Recorded data.
┄┄┄┄┄┄┄┄┄┄

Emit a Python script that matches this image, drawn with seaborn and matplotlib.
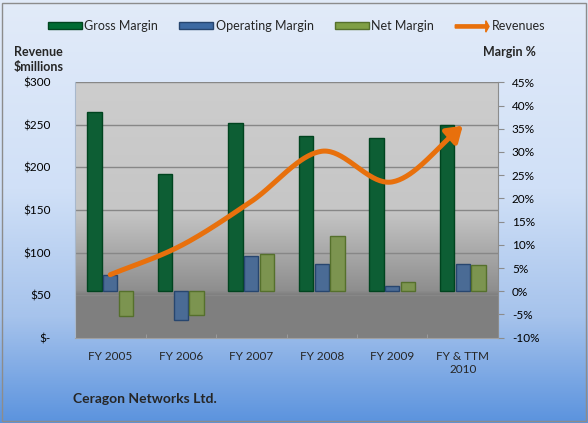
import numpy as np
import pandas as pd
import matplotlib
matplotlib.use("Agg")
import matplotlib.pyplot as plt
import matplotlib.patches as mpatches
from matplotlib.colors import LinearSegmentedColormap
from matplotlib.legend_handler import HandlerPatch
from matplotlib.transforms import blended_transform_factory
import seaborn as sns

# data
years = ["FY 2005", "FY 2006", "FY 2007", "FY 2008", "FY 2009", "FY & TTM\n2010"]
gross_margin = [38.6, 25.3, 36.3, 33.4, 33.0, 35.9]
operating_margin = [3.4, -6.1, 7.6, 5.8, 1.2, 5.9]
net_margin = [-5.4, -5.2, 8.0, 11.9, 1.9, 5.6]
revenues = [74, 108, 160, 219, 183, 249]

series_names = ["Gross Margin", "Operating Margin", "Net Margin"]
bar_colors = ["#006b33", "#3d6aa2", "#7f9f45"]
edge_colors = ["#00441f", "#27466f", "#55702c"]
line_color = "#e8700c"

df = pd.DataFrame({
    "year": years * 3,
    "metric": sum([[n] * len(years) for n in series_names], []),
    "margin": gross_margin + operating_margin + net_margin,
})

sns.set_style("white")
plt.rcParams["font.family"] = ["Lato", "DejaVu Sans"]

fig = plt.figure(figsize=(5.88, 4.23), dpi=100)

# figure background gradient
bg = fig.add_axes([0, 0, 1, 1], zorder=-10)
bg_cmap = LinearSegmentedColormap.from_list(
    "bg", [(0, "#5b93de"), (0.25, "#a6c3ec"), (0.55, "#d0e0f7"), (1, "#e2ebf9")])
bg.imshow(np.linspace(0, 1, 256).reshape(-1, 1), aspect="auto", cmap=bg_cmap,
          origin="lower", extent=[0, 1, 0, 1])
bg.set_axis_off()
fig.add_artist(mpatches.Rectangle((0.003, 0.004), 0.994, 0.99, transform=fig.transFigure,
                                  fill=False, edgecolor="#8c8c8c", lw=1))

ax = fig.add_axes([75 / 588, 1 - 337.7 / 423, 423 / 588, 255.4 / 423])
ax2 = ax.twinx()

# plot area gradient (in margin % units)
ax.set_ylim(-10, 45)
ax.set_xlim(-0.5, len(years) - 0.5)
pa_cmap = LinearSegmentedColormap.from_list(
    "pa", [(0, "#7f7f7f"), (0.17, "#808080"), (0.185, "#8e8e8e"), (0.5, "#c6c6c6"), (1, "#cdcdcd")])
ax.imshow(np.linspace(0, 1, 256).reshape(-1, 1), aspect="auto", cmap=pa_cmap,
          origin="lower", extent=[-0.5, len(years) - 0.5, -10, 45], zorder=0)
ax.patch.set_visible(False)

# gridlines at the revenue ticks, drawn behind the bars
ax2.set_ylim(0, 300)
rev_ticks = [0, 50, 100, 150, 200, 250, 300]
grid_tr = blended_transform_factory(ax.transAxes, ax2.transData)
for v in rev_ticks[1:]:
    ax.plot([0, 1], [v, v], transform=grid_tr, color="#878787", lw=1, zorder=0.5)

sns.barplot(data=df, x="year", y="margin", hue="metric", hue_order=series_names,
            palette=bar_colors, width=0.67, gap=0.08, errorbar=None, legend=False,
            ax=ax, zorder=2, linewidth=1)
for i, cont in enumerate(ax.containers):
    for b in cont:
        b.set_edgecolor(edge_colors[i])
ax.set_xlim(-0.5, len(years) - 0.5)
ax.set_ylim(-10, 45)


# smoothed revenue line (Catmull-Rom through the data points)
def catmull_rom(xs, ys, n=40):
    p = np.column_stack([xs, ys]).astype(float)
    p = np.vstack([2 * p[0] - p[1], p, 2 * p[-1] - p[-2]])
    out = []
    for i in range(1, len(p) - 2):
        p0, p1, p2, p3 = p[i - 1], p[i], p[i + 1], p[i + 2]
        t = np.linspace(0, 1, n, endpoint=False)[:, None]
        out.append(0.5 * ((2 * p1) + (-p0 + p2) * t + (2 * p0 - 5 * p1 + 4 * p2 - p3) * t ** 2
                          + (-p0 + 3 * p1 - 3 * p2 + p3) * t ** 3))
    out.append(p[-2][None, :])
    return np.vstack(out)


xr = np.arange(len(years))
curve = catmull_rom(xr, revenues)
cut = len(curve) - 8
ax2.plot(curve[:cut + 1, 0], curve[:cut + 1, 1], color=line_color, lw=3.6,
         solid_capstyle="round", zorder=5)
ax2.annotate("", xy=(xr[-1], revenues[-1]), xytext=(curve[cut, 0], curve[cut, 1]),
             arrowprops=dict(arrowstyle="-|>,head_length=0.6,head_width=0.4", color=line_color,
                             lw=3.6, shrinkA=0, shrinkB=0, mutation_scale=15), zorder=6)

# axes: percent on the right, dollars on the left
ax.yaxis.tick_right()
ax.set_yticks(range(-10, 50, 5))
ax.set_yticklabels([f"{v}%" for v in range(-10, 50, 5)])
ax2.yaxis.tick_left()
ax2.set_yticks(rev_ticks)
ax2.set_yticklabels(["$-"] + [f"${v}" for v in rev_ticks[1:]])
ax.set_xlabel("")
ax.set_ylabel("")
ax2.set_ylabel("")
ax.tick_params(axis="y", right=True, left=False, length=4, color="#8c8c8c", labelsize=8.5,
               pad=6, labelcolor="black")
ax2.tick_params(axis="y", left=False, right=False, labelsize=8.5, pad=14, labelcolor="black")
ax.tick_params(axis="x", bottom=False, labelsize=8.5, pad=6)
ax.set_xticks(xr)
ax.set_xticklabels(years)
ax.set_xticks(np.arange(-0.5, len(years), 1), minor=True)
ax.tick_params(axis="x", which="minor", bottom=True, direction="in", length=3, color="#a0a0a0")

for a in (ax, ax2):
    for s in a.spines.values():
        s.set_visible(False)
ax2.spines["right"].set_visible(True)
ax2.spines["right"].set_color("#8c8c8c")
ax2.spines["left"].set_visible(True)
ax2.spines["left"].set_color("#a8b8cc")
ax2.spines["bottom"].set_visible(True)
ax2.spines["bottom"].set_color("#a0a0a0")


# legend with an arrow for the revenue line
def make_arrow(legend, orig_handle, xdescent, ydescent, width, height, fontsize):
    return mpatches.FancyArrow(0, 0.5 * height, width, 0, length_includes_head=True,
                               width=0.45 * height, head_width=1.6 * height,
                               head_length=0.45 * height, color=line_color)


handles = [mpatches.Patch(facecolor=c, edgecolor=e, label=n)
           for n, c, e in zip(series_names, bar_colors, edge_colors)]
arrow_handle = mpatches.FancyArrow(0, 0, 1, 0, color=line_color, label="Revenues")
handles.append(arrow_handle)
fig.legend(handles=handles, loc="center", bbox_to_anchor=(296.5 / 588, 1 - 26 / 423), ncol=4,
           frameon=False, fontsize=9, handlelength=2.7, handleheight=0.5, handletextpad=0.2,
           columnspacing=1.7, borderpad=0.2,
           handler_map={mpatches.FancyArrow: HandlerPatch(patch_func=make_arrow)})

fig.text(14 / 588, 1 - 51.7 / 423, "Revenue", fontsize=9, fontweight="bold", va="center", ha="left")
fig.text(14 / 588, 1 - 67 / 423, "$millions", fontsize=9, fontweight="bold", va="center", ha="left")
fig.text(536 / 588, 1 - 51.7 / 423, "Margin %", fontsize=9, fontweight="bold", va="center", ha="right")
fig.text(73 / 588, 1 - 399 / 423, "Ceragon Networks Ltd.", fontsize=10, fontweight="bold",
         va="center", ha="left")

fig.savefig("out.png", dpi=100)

┄┄┄┄┄┄┄┄┄┄

Required work.
Reproduce the full listing above verbatim, with no pictures included.

Task response.
Emit a Python script that matches this image, drawn with seaborn and matplotlib.
import numpy as np
import pandas as pd
import matplotlib
matplotlib.use("Agg")
import matplotlib.pyplot as plt
import matplotlib.patches as mpatches
from matplotlib.colors import LinearSegmentedColormap
from matplotlib.legend_handler import HandlerPatch
from matplotlib.transforms import blended_transform_factory
import seaborn as sns

# data
years = ["FY 2005", "FY 2006", "FY 2007", "FY 2008", "FY 2009", "FY & TTM\n2010"]
gross_margin = [38.6, 25.3, 36.3, 33.4, 33.0, 35.9]
operating_margin = [3.4, -6.1, 7.6, 5.8, 1.2, 5.9]
net_margin = [-5.4, -5.2, 8.0, 11.9, 1.9, 5.6]
revenues = [74, 108, 160, 219, 183, 249]

series_names = ["Gross Margin", "Operating Margin", "Net Margin"]
bar_colors = ["#006b33", "#3d6aa2", "#7f9f45"]
edge_colors = ["#00441f", "#27466f", "#55702c"]
line_color = "#e8700c"

df = pd.DataFrame({
    "year": years * 3,
    "metric": sum([[n] * len(years) for n in series_names], []),
    "margin": gross_margin + operating_margin + net_margin,
})

sns.set_style("white")
plt.rcParams["font.family"] = ["Lato", "DejaVu Sans"]

fig = plt.figure(figsize=(5.88, 4.23), dpi=100)

# figure background gradient
bg = fig.add_axes([0, 0, 1, 1], zorder=-10)
bg_cmap = LinearSegmentedColormap.from_list(
    "bg", [(0, "#5b93de"), (0.25, "#a6c3ec"), (0.55, "#d0e0f7"), (1, "#e2ebf9")])
bg.imshow(np.linspace(0, 1, 256).reshape(-1, 1), aspect="auto", cmap=bg_cmap,
          origin="lower", extent=[0, 1, 0, 1])
bg.set_axis_off()
fig.add_artist(mpatches.Rectangle((0.003, 0.004), 0.994, 0.99, transform=fig.transFigure,
                                  fill=False, edgecolor="#8c8c8c", lw=1))

ax = fig.add_axes([75 / 588, 1 - 337.7 / 423, 423 / 588, 255.4 / 423])
ax2 = ax.twinx()

# plot area gradient (in margin % units)
ax.set_ylim(-10, 45)
ax.set_xlim(-0.5, len(years) - 0.5)
pa_cmap = LinearSegmentedColormap.from_list(
    "pa", [(0, "#7f7f7f"), (0.17, "#808080"), (0.185, "#8e8e8e"), (0.5, "#c6c6c6"), (1, "#cdcdcd")])
ax.imshow(np.linspace(0, 1, 256).reshape(-1, 1), aspect="auto", cmap=pa_cmap,
          origin="lower", extent=[-0.5, len(years) - 0.5, -10, 45], zorder=0)
ax.patch.set_visible(False)

# gridlines at the revenue ticks, drawn behind the bars
ax2.set_ylim(0, 300)
rev_ticks = [0, 50, 100, 150, 200, 250, 300]
grid_tr = blended_transform_factory(ax.transAxes, ax2.transData)
for v in rev_ticks[1:]:
    ax.plot([0, 1], [v, v], transform=grid_tr, color="#878787", lw=1, zorder=0.5)

sns.barplot(data=df, x="year", y="margin", hue="metric", hue_order=series_names,
            palette=bar_colors, width=0.67, gap=0.08, errorbar=None, legend=False,
            ax=ax, zorder=2, linewidth=1)
for i, cont in enumerate(ax.containers):
    for b in cont:
        b.set_edgecolor(edge_colors[i])
ax.set_xlim(-0.5, len(years) - 0.5)
ax.set_ylim(-10, 45)


# smoothed revenue line (Catmull-Rom through the data points)
def catmull_rom(xs, ys, n=40):
    p = np.column_stack([xs, ys]).astype(float)
    p = np.vstack([2 * p[0] - p[1], p, 2 * p[-1] - p[-2]])
    out = []
    for i in range(1, len(p) - 2):
        p0, p1, p2, p3 = p[i - 1], p[i], p[i + 1], p[i + 2]
        t = np.linspace(0, 1, n, endpoint=False)[:, None]
        out.append(0.5 * ((2 * p1) + (-p0 + p2) * t + (2 * p0 - 5 * p1 + 4 * p2 - p3) * t ** 2
                          + (-p0 + 3 * p1 - 3 * p2 + p3) * t ** 3))
    out.append(p[-2][None, :])
    return np.vstack(out)


xr = np.arange(len(years))
curve = catmull_rom(xr, revenues)
cut = len(curve) - 8
ax2.plot(curve[:cut + 1, 0], curve[:cut + 1, 1], color=line_color, lw=3.6,
         solid_capstyle="round", zorder=5)
ax2.annotate("", xy=(xr[-1], revenues[-1]), xytext=(curve[cut, 0], curve[cut, 1]),
             arrowprops=dict(arrowstyle="-|>,head_length=0.6,head_width=0.4", color=line_color,
                             lw=3.6, shrinkA=0, shrinkB=0, mutation_scale=15), zorder=6)

# axes: percent on the right, dollars on the left
ax.yaxis.tick_right()
ax.set_yticks(range(-10, 50, 5))
ax.set_yticklabels([f"{v}%" for v in range(-10, 50, 5)])
ax2.yaxis.tick_left()
ax2.set_yticks(rev_ticks)
ax2.set_yticklabels(["$-"] + [f"${v}" for v in rev_ticks[1:]])
ax.set_xlabel("")
ax.set_ylabel("")
ax2.set_ylabel("")
ax.tick_params(axis="y", right=True, left=False, length=4, color="#8c8c8c", labelsize=8.5,
               pad=6, labelcolor="black")
ax2.tick_params(axis="y", left=False, right=False, labelsize=8.5, pad=14, labelcolor="black")
ax.tick_params(axis="x", bottom=False, labelsize=8.5, pad=6)
ax.set_xticks(xr)
ax.set_xticklabels(years)
ax.set_xticks(np.arange(-0.5, len(years), 1), minor=True)
ax.tick_params(axis="x", which="minor", bottom=True, direction="in", length=3, color="#a0a0a0")

for a in (ax, ax2):
    for s in a.spines.values():
        s.set_visible(False)
ax2.spines["right"].set_visible(True)
ax2.spines["right"].set_color("#8c8c8c")
ax2.spines["left"].set_visible(True)
ax2.spines["left"].set_color("#a8b8cc")
ax2.spines["bottom"].set_visible(True)
ax2.spines["bottom"].set_color("#a0a0a0")


# legend with an arrow for the revenue line
def make_arrow(legend, orig_handle, xdescent, ydescent, width, height, fontsize):
    return mpatches.FancyArrow(0, 0.5 * height, width, 0, length_includes_head=True,
                               width=0.45 * height, head_width=1.6 * height,
                               head_length=0.45 * height, color=line_color)


handles = [mpatches.Patch(facecolor=c, edgecolor=e, label=n)
           for n, c, e in zip(series_names, bar_colors, edge_colors)]
arrow_handle = mpatches.FancyArrow(0, 0, 1, 0, color=line_color, label="Revenues")
handles.append(arrow_handle)
fig.legend(handles=handles, loc="center", bbox_to_anchor=(296.5 / 588, 1 - 26 / 423), ncol=4,
           frameon=False, fontsize=9, handlelength=2.7, handleheight=0.5, handletextpad=0.2,
           columnspacing=1.7, borderpad=0.2,
           handler_map={mpatches.FancyArrow: HandlerPatch(patch_func=make_arrow)})

fig.text(14 / 588, 1 - 51.7 / 423, "Revenue", fontsize=9, fontweight="bold", va="center", ha="left")
fig.text(14 / 588, 1 - 67 / 423, "$millions", fontsize=9, fontweight="bold", va="center", ha="left")
fig.text(536 / 588, 1 - 51.7 / 423, "Margin %", fontsize=9, fontweight="bold", va="center", ha="right")
fig.text(73 / 588, 1 - 399 / 423, "Ceragon Networks Ltd.", fontsize=10, fontweight="bold",
         va="center", ha="left")

fig.savefig("out.png", dpi=100)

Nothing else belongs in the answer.